Verify hard drive write speed using dd
This quick benchmark verifies a remote USB HDD is performing as USB 3. A malfunctioning drive may show as USB 3 in USBview, yet write at USB 2 speeds. This technique works on Unix-like OS.
Typical USB HDD write speed:
- USB 2 hard limit: 60 MB/s by the 480 Mb/s raw USB 2 speed.
- real-world USB 2 HDD speed: 30-40 MB/s sequential write
In contrast, USB 3 HDD are limited by the magnetic hard drive speed with today’s hard drives, provided your chipset drivers aren’t messed up. If Windows fails to load the USB 3 drivers for an HDD the drive operates at USB 2 speeds, which is easily detected with this test. Because of numerous caches from the CPU to the drive itself, using a simple method like this will not give precise results.

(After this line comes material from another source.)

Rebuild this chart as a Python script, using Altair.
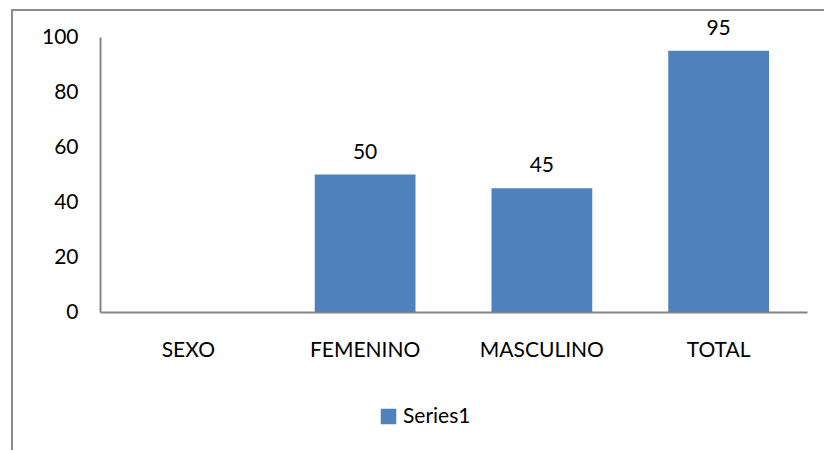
import altair as alt
import pandas as pd

categories = ["SEXO", "FEMENINO", "MASCULINO", "TOTAL"]
values = [None, 50, 45, 95]
series = ["Series1", "Series1", "Series1", "Series1"]

df = pd.DataFrame({"cat": categories, "value": values, "series": series})

FONT = "Lato"
FS = 21
GRAY = "#868686"

x_enc = alt.X("cat:N", sort=categories, title=None,
              scale=alt.Scale(domain=categories, paddingInner=0.43, paddingOuter=0.215),
              axis=alt.Axis(labelAngle=0, labelFontSize=FS, labelFont=FONT, labelColor="#000",
                            labelFontWeight="normal",
                            ticks=False, domainColor=GRAY, domainWidth=2, labelPadding=27))
y_enc = alt.Y("value:Q", title=None,
              scale=alt.Scale(domain=[0, 100]),
              axis=alt.Axis(values=[0, 20, 40, 60, 80, 100], grid=False, ticks=False,
                            labelFontSize=FS, labelFont=FONT, labelColor="#000",
                            domainColor=GRAY, domainWidth=2, labelPadding=22))

base = alt.Chart(df).transform_filter("isValid(datum.value)")

bars = base.mark_bar(clip=False).encode(
    x=x_enc, y=y_enc,
    color=alt.Color("series:N", title=None,
                    scale=alt.Scale(range=["#4F81BD"]),
                    legend=alt.Legend(orient="none", legendX=278, legendY=369,
                                      symbolType="square", symbolSize=240,
                                      symbolStrokeWidth=0, labelFontSize=FS,
                                      labelFont=FONT, labelColor="#000", labelOffset=4)),
)

labels = base.mark_text(dy=-12, baseline="bottom", fontSize=FS, font=FONT, color="#000").encode(
    x=alt.X("cat:N", sort=categories, scale=alt.Scale(domain=categories)),
    y="value:Q", text="value:Q"
)

frame_left = alt.Chart(df).mark_rule(color="#8c8c8c", strokeWidth=2, clip=False).encode(
    x=alt.value(-88), y=alt.value(-28), y2=alt.value(420))
frame_top = alt.Chart(df).mark_rule(color="#8c8c8c", strokeWidth=2, clip=False).encode(
    x=alt.value(-89), x2=alt.value(730), y=alt.value(-27))

chart = alt.layer(bars, labels, frame_left, frame_top).properties(
    width=707, height=275,
    background="white",
    autosize=alt.AutoSizeParams(type="none"),
    padding={"left": 100, "top": 37, "right": 17, "bottom": 138},
).configure_view(stroke=None, strokeWidth=0)

chart.save("out.html", embed_options={"renderer": "svg", "actions": False})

Write speed for big files is a test of sequential write speed. Sequential write speed is important for many remote sensing problems, which are by definition often a time series of data.
dd if=/dev/zero of=${TMPDIR}/junk bs=1G count=4 oflag=dsync
That command writes 4 GB sequentially.
- USB 3 HDD: > 80-100 MB/s
- USB 2 HDD: < 60 MB/s
We have not yet determined a way to get a usable estimate of read speed with dd
.
The fdatasync
, dsync
, etc. options don’t seem to work on read.